> _Exercise instructions_
Your task is to retype, word for word, the lines from the start of the data through the line holding "81.2, 81.7, 82.0, 81.9, 81.9, 81.7, 81.4, 81.0, 80.0]". Do not include the pictures.

Code that draws figures
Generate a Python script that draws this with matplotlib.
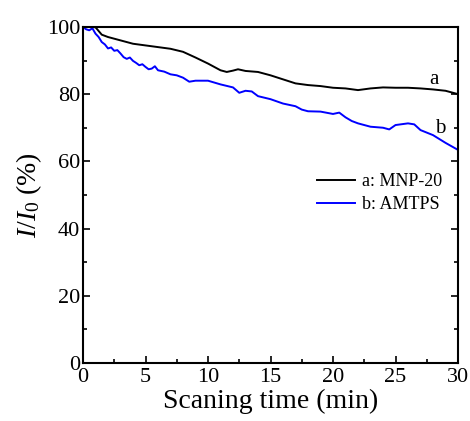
import matplotlib
matplotlib.use("Agg")
import matplotlib.pyplot as plt
from matplotlib.ticker import MultipleLocator

plt.rcParams['font.family'] = ['Liberation Serif', 'DejaVu Serif']
plt.rcParams['mathtext.fontset'] = 'custom'
plt.rcParams['mathtext.rm'] = 'Liberation Serif'
plt.rcParams['mathtext.it'] = 'Liberation Serif:italic'

# a: MNP-20
t_a = [0, 0.5, 1.0, 1.5, 2, 3, 4, 5, 6, 7, 8, 9, 10, 11, 11.5, 12, 12.4, 13, 14,
       15, 16, 17, 18, 19, 20, 21, 22, 23, 24, 25, 26, 27, 28, 29, 30]
i_a = [100, 100, 99.9, 97.7, 97.0, 96.0, 95.0, 94.5, 94.0, 93.5, 92.6, 90.9, 89.1,
       87.1, 86.6, 87.0, 87.4, 86.9, 86.6, 85.6, 84.4, 83.2, 82.7, 82.4, 81.9, 81.7,
       81.2, 81.7, 82.0, 81.9, 81.9, 81.7, 81.4, 81.0, 80.0]

# b: AMTPS
t_b = [0, 0.25, 0.5, 0.75, 1.0, 1.25, 1.5, 1.75, 2, 2.25, 2.5, 2.75, 3, 3.25, 3.5,
       3.75, 4, 4.25, 4.5, 4.75, 5, 5.25, 5.5, 5.75, 6, 6.5, 7, 7.5, 8, 8.5, 9, 10,
       11, 12, 12.5, 13, 13.5, 14, 15, 16, 17, 17.5, 18, 19, 20, 20.5, 21, 21.5, 22,
       23, 24, 24.5, 25, 26, 26.5, 27, 28, 29, 30]
i_b = [100, 99.3, 99.0, 99.6, 98.0, 97.0, 95.5, 94.8, 93.6, 93.9, 92.9, 93.1, 92.1,
       91.0, 90.5, 90.9, 89.9, 89.3, 88.6, 88.9, 88.1, 87.4, 87.6, 88.3, 87.1, 86.7,
       85.9, 85.6, 84.9, 83.7, 84.0, 84.0, 82.9, 82.0, 80.4, 81.0, 80.8, 79.4, 78.5,
       77.2, 76.4, 75.4, 74.9, 74.8, 74.1, 74.5, 73.1, 72.0, 71.3, 70.3, 70.0, 69.5,
       70.8, 71.3, 71.0, 69.3, 67.8, 65.5, 63.4]

fig = plt.figure(figsize=(4.7, 4.21), dpi=100)
ax = fig.add_axes([0.1766, 0.138, 0.7979, 0.798])

ax.plot(t_a, i_a, color='black', lw=1.4, label='a: MNP-20')
ax.plot(t_b, i_b, color='#0000ff', lw=1.4, label='b: AMTPS')

ax.text(27.7, 83.0, 'a', fontsize=15)
ax.text(28.2, 68.3, 'b', fontsize=15)

ax.set_xlim(0, 30)
ax.set_ylim(0, 100)
ax.xaxis.set_major_locator(MultipleLocator(5))
ax.xaxis.set_minor_locator(MultipleLocator(2.5))
ax.yaxis.set_major_locator(MultipleLocator(20))
ax.yaxis.set_minor_locator(MultipleLocator(10))
ax.tick_params(which='both', direction='in', right=True, top=False, width=1.2,
               labelsize=16)
ax.tick_params(axis='x', pad=4)
ax.tick_params(axis='y', pad=2)
ax.tick_params(which='major', length=5)
ax.tick_params(which='minor', length=3)
for s in ax.spines.values():
    s.set_linewidth(1.5)

ax.set_xlabel('Scaning time (min)', fontsize=20, labelpad=1)
ax.set_ylabel(r'$I/I_0$ (%)', fontsize=20, labelpad=2)

ax.legend(loc='center right', bbox_to_anchor=(1.0, 0.505), frameon=False,
          fontsize=13, handlelength=2.1, handletextpad=0.35, labelspacing=0.35)

fig.savefig('out.png', dpi=100)
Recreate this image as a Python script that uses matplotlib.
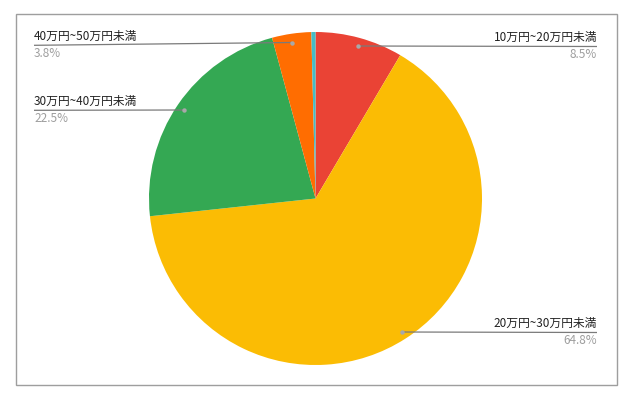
import matplotlib
matplotlib.use("Agg")
import matplotlib.pyplot as plt
from matplotlib.patches import Rectangle

plt.rcParams['font.family'] = ['Noto Sans CJK JP', 'DejaVu Sans']

# データ（時計回り、12時から）
categories = ["10万円~20万円未満", "20万円~30万円未満", "30万円~40万円未満", "40万円~50万円未満", ""]
values = [8.5, 64.8, 22.5, 3.8, 0.4]
pct_labels = ["8.5%", "64.8%", "22.5%", "3.8%", ""]
colors = ["#ea4335", "#fbbc04", "#34a853", "#ff6d01", "#46bdc6"]

W, H = 635, 401
fig = plt.figure(figsize=(W / 100, H / 100), dpi=100)
ax = fig.add_axes([0, 0, 1, 1])

def fy(y):
    # ピクセル座標（上から）→ 軸座標
    return H - y

cx, cy, r = 315.5, 198.5, 166.5
ax.pie(values, colors=colors, startangle=90, counterclock=False,
       center=(cx, fy(cy)), radius=r, frame=True,
       wedgeprops=dict(linewidth=0))
ax.set_xlim(0, W)
ax.set_ylim(0, H)
ax.set_aspect('equal')
ax.axis('off')

# 枠線
ax.add_patch(Rectangle((15.5, fy(385)), 601.5, 371.5, fill=False,
                       edgecolor='#9e9e9e', linewidth=1.0))

# ラベル: (テキスト端x, 線y, 点x, 点y, 左右)
label_pos = [
    (597, 46.5, 358, 46, 'right'),
    (597, 332.5, 402, 332, 'right'),
    (34, 110.3, 184, 110, 'left'),
    (34, 45.3, 292, 42.5, 'left'),
]

for i, (tx, ly, dx, dy, side) in enumerate(label_pos):
    ax.plot([tx, dx], [fy(ly), fy(dy)], color='#7a7a7a', linewidth=0.9,
            solid_capstyle='butt')
    ax.plot([dx], [fy(dy)], marker='o', markersize=3.2, color='#a8a8a8',
            markeredgewidth=0)
    ax.text(tx, fy(ly - 2.5), categories[i], ha=side, va='bottom',
            fontsize=8.5, color='#222222')
    ax.text(tx, fy(ly + 1.5), pct_labels[i], ha=side, va='top',
            fontsize=8.5, color='#9e9e9e')

fig.savefig("out.png", dpi=100)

> _The reply_
Generate a Python script that draws this with matplotlib.
import matplotlib
matplotlib.use("Agg")
import matplotlib.pyplot as plt
from matplotlib.ticker import MultipleLocator

plt.rcParams['font.family'] = ['Liberation Serif', 'DejaVu Serif']
plt.rcParams['mathtext.fontset'] = 'custom'
plt.rcParams['mathtext.rm'] = 'Liberation Serif'
plt.rcParams['mathtext.it'] = 'Liberation Serif:italic'

# a: MNP-20
t_a = [0, 0.5, 1.0, 1.5, 2, 3, 4, 5, 6, 7, 8, 9, 10, 11, 11.5, 12, 12.4, 13, 14,
       15, 16, 17, 18, 19, 20, 21, 22, 23, 24, 25, 26, 27, 28, 29, 30]
i_a = [100, 100, 99.9, 97.7, 97.0, 96.0, 95.0, 94.5, 94.0, 93.5, 92.6, 90.9, 89.1,
       87.1, 86.6, 87.0, 87.4, 86.9, 86.6, 85.6, 84.4, 83.2, 82.7, 82.4, 81.9, 81.7,
       81.2, 81.7, 82.0, 81.9, 81.9, 81.7, 81.4, 81.0, 80.0]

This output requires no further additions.